New Zealand Aluminium Smelters (NZAS) said in a statement to RNZ it took its operating responsibilities "very seriously and in accordance with all relevant legal and regulatory requirements".

In mid-2020, it said it would shut the smelter by August this year.

The government stepped in, as it has several times, to stave this off, until late 2024.

Now, NZAS is saying that the closure process "is a lengthy one" involving extensive consultation, and it will be late this year before it has a first-stage closure plan ready.

The smelter had $226m set aside for closure and rehabilitating the site, according to a2013 Treasury report.

But a big chunk of that could go towards "preparing assets for sale and redundancy", Treasury warned.

The city council's district plan was changed in 2019 to encourage rehabilitation of the site if the smelter closes and the buildings cannot be adapted for re-use. But it cannot enforce rehabilitation.

The smelter, which meets international certified standards for responsible production, employs 1000 people and estimates it generates $600m a year for the national economy.

How much liner waste is left?

RNZ has asked how much SCL waste is left at Tiwai Point but the company has not said.

A video shot from the beach shows the pile on the concrete pad is many metres high.

The company began an export project in 2010, getting its first permit in 2014; it currently has two permits to export 16,000 tonnes a year to Europe - though these permits expire next month.

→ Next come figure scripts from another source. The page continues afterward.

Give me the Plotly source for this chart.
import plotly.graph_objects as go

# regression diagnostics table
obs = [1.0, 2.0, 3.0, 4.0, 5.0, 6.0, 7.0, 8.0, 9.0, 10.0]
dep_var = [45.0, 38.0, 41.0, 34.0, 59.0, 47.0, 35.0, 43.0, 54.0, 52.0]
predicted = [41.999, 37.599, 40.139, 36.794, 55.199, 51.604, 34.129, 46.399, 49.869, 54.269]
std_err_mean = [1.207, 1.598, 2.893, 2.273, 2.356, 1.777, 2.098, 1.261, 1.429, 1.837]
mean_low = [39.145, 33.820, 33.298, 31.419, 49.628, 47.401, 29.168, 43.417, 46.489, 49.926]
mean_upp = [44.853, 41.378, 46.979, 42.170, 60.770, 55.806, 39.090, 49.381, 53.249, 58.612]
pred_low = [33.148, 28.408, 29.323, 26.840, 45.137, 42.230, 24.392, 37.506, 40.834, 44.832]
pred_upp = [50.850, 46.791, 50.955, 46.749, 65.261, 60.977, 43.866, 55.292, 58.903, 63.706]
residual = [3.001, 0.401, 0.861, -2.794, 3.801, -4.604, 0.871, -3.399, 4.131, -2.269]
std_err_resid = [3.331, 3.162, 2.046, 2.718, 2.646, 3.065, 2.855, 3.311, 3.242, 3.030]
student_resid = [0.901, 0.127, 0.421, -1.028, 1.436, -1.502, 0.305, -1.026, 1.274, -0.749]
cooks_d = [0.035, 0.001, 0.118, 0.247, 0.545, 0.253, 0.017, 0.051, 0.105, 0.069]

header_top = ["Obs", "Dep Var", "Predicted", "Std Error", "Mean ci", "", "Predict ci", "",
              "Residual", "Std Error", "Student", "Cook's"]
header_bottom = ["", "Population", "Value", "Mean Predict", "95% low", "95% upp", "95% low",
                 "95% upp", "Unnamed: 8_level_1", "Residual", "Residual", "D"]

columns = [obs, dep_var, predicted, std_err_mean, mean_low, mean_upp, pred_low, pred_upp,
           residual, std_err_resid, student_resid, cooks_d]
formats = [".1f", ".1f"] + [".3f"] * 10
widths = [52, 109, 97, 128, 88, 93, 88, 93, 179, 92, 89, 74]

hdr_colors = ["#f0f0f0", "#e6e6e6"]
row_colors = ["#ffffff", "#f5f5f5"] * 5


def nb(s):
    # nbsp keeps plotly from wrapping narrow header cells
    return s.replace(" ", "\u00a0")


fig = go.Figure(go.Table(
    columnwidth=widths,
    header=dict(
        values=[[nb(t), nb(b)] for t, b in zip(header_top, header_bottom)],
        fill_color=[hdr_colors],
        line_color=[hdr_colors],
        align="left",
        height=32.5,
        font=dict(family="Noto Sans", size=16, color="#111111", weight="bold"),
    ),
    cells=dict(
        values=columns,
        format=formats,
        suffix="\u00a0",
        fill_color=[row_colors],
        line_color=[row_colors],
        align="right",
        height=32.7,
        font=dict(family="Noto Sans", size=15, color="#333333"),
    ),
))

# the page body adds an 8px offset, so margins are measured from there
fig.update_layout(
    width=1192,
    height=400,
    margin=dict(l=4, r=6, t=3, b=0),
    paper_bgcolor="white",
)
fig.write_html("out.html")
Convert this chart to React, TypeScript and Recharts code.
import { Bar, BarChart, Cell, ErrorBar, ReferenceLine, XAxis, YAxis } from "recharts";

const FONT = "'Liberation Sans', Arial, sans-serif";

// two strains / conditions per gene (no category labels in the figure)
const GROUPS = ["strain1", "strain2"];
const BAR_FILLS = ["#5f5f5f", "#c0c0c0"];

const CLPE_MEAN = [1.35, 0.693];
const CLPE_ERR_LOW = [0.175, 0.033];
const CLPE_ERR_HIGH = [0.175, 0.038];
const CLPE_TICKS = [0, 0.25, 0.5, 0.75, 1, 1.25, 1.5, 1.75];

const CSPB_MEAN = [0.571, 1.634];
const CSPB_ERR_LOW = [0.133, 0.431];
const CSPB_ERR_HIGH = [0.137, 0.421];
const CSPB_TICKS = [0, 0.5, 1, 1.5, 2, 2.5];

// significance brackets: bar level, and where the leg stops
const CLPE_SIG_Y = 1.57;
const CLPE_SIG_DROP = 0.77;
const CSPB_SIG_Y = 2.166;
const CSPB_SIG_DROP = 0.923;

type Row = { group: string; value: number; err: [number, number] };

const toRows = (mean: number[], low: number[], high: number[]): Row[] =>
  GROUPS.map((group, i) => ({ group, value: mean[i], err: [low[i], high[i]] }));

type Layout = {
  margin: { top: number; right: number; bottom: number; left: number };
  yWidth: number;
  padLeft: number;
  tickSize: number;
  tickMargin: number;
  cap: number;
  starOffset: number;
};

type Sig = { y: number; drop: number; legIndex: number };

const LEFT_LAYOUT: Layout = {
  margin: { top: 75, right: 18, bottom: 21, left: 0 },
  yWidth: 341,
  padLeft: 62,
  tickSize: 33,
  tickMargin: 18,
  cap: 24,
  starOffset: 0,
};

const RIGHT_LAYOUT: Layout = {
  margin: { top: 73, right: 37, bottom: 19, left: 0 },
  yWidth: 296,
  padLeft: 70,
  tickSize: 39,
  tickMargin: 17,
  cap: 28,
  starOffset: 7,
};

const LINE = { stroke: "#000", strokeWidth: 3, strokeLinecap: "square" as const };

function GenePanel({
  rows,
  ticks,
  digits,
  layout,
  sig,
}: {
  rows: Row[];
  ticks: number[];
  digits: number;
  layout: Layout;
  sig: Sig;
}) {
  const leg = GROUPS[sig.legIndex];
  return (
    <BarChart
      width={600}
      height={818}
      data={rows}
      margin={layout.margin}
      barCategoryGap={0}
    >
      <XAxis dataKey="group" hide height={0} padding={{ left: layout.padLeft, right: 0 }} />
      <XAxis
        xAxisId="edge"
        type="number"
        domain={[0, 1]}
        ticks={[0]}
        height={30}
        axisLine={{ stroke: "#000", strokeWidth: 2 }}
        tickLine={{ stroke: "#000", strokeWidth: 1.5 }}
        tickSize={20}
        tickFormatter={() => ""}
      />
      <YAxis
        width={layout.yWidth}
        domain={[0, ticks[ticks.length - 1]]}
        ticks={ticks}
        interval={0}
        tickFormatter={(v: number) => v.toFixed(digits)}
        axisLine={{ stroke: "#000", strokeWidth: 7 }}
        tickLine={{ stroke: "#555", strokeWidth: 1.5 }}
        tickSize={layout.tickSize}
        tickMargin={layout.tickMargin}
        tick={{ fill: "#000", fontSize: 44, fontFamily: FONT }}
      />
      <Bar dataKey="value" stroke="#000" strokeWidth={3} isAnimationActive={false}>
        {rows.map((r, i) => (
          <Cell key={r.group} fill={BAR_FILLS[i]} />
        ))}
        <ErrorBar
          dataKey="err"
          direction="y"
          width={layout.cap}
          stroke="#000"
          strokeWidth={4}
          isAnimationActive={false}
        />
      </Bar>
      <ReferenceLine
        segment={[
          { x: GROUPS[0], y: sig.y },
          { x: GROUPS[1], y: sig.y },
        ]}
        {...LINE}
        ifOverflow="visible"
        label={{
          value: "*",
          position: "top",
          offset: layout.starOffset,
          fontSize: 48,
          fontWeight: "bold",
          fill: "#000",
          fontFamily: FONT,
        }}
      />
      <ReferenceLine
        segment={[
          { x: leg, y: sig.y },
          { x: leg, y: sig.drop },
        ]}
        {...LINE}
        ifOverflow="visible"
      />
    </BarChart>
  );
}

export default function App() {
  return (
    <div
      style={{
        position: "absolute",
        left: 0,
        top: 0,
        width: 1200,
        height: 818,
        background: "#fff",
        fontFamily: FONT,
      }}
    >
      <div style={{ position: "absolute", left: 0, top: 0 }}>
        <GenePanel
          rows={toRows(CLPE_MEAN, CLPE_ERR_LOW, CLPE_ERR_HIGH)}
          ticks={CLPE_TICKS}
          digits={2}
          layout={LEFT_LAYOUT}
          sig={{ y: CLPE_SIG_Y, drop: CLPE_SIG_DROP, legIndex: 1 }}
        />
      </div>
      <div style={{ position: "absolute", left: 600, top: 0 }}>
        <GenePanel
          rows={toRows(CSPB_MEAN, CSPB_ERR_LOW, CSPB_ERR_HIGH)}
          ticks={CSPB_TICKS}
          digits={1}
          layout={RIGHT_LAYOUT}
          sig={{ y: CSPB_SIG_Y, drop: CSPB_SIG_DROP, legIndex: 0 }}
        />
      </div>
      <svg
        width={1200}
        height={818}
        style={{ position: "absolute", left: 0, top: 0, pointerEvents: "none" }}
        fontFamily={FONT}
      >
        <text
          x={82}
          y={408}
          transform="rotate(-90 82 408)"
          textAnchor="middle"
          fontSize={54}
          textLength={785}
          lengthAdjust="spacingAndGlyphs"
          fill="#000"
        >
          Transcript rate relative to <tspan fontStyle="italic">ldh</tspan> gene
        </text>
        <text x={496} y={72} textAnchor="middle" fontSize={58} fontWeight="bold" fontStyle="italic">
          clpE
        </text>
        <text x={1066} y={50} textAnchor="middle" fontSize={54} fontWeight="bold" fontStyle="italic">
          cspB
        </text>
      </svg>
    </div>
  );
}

Some of the Tiwai waste has been processed overseas into mineral wool insulation, or detoxified for use in cement, bricks and the like in Europe, according to the Aluminium Institute, though it gives no figures.

In addition, a cement plant at Westport took a fraction of the waste for a couple of years before it shut down around 2014.

But the waste barely rates a mention in the company's public environmental reports for the last decade, which NZAS referred RNZ to.

Environment Southland compliance manager Simon Mapp said in a statement that the concrete pad was "an historical storage site and we are informed that more recently, spent cell liner waste has been sent off site for appropriate disposal or for use by other industries".

The regional and city councils had agreed to work closely, and work with the smelter on its closure plan, city council chief executive Clare Hadley said.

As to its u-turn over monitoring, a spokesperson said this was not targeted at the smelter, but a general direction from management to improve practices.

"Council has now determined it should do so [monitor], and is looking at how best to implement this," council chief executive Clare Hadley told RNZ in a statement.

"When one reflects on other events, eg the recent fire in stockpiled tyres [in Canterbury], it is clear that we are all becoming much more aware of the impact of historic activities on environmental well-being," Hadley said.

The Environmental Protection Authority (EPA) issues permits for hazardous waste export, but said any questions around environmental compliance belonged with the councils.

The EPA had more leeway now to support councils' enforcement actions under the Resource Management Act, due to law changes last year, but monitoring councils' RMA performance sat with the Ministry for the Environment, an EPA spokesperson said.

Rio Tinto recently suffered international opprobrium and underwent a clean out of some of its top global executives after an inquiry found it knowingly blew up ancient aboriginal caves in West Australia last year.